Mas os dias vão passando. Sempre chove à noite. Ao acordar, deparo com manhãs úmidas e cinzentas. No crepúsculo, retorno à minha tenda. Em uma dessas noites, Chanda, uma mulher idosa, convida-me à sua casa. Ela quer me agradecer por tê-la ajudado a conseguir remédios. Chanda desaparece em seu jardim. Ouço os sons de um pequeno tumulto e, em seguida, ela aparece com uma galinha gorda na mão, os pés da ave amarrados por uma corda. Aqueles que menos têm são os mais generosos. Eu não preciso da galinha, mas Chanda não dá atenção a meu protesto e empurra a ave na direção de minha barriga, querendo dizer que é para ser comida. Por alguns minutos empurramos para lá e para cá a galinha dependurada – até que esta pára de resistir e fecha os olhos.
Preciso aceitar alguma coisa e aponto para uma cabaça pendurada no teto.
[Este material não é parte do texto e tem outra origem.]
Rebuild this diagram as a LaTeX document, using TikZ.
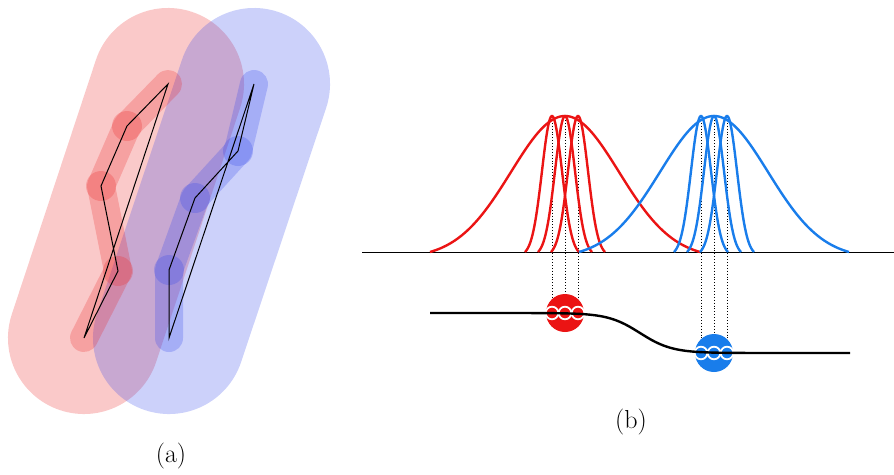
\documentclass[tikz,border=0pt]{standalone}
\usepackage{fontspec}
\definecolor{cred}{RGB}{235,40,40}
\definecolor{cblue}{RGB}{50,70,235}
\definecolor{gred}{RGB}{235,20,20}
\definecolor{gblue}{RGB}{25,125,235}
\tikzset{
  capsule/.style={line width=152pt, line cap=round, opacity=0.25},
  chainline/.style={line width=28pt, line cap=round, line join=round, opacity=0.25},
  joint/.style={opacity=0.25},
  skel/.style={black, line width=1pt, line join=miter},
  gauss/.style={line width=2.4pt},
  dots/.style={black, dotted, line width=0.9pt},
  ring/.style={white, line width=1.8pt},
  lbl/.style={font=\fontsize{26}{30}\selectfont, inner sep=0pt}
}
\begin{document}
\begin{tikzpicture}[x=1pt,y=-1pt]
\useasboundingbox (0,0) rectangle (894,474);
% ---- panel (a) ----
\coordinate (p1) at (168,84);
\coordinate (p2) at (127,126);
\coordinate (p3) at (101,186);
\coordinate (p4) at (118,271);
\coordinate (p5) at (84,338);
\coordinate (q1) at (254,84);
\coordinate (q2) at (238,151);
\coordinate (q3) at (195,198);
\coordinate (q4) at (169,270);
\coordinate (q5) at (169,338);
\draw[capsule, cred] (p5) -- (p1);
\draw[capsule, cblue] (q5) -- (q1);
\draw[chainline, cred] (p5) -- (p4) -- (p3) -- (p2) -- (p1);
\foreach \c in {p2,p3,p4} \fill[joint, cred] (\c) circle (15);
\draw[chainline, cblue] (q5) -- (q4) -- (q3) -- (q2) -- (q1);
\foreach \c in {q2,q3,q4} \fill[joint, cblue] (\c) circle (15);
\draw[skel] (p5) -- (p4) -- (p3) -- (p2) -- (p1) -- cycle;
\draw[skel] (q5) -- (q4) -- (q3) -- (q2) -- (q1) -- cycle;
\node[lbl] (la) at (171,456) {(a)};
% ---- panel (b) ----
\coordinate (bl) at (362,252);
\coordinate (br) at (894,252);
\draw[black, line width=0.8pt] (bl) -- (br);
% dotted lines
\foreach \x in {552,565,578} \draw[dots] (\x,117) -- (\x,306);
\foreach \x in {701,714,727} \draw[dots] (\x,117) -- (\x,346);
% gaussians (normalised so that they end on the axis)
\def\wa{0.04394}
\def\na{0.02608}
\draw[gauss, gred] plot[domain=-135:135, samples=120] ({565+\x},{252-136*(exp(-(\x/54)^2/2)-\wa)/(1-\wa)});
\foreach \c in {552,565,578}
  \draw[gauss, gred] plot[domain=-27:27, samples=60] ({\c+\x},{252-136*(exp(-(\x/10)^2/2)-\na)/(1-\na)});
\draw[gauss, gblue] plot[domain=-135:135, samples=120] ({714+\x},{252-136*(exp(-(\x/54)^2/2)-\wa)/(1-\wa)});
\foreach \c in {701,714,727}
  \draw[gauss, gblue] plot[domain=-27:27, samples=60] ({\c+\x},{252-136*(exp(-(\x/10)^2/2)-\na)/(1-\na)});
% balls
\node[circle, fill=gred, minimum size=38pt, inner sep=0pt] (rb) at (565,313) {};
\node[circle, fill=gblue, minimum size=38pt, inner sep=0pt] (bb) at (714,353) {};
\foreach \x in {552,565,578} \draw[ring] (\x,313) circle (6.3);
\foreach \x in {701,714,727} \draw[ring] (\x,353) circle (6.3);
% energy curve
\draw[black, line width=2.4pt] plot[domain=430:850, samples=150] ({\x},{333+20*tanh((\x-640)/32)});
\node[lbl] (lb) at (631,422) {(b)};
\end{tikzpicture}
\end{document}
Chanda ergue as sobrancelhas, perguntando-se o motivo de eu escolher um objeto sem valor em vez de uma refeição quente. Enquanto desamarra o pote, sua filha Kurowa sai da casa e me diz para levar o pote e a galinha. Estou feliz com o pote. Aperto as mãos de Chanda e deixo mãe e filha com a galinha.
As mulheres rana tharus nunca perguntam quando partirei e sim quando estarei de volta. Elas não consideram seu mundo pequeno. Tampouco vêem a floresta como uma camada de proteção contra o resto do planeta.
Mas, quando se forem sua floresta e a cultura que ela sustenta, a perda será incalculável. No dia da minha partida olho para trás através do vidro empoeirado do meu jipe e vejo as mulheres acenando.
Elas são como flores fechadas em uma cápsula de tempo, como a própria divindade.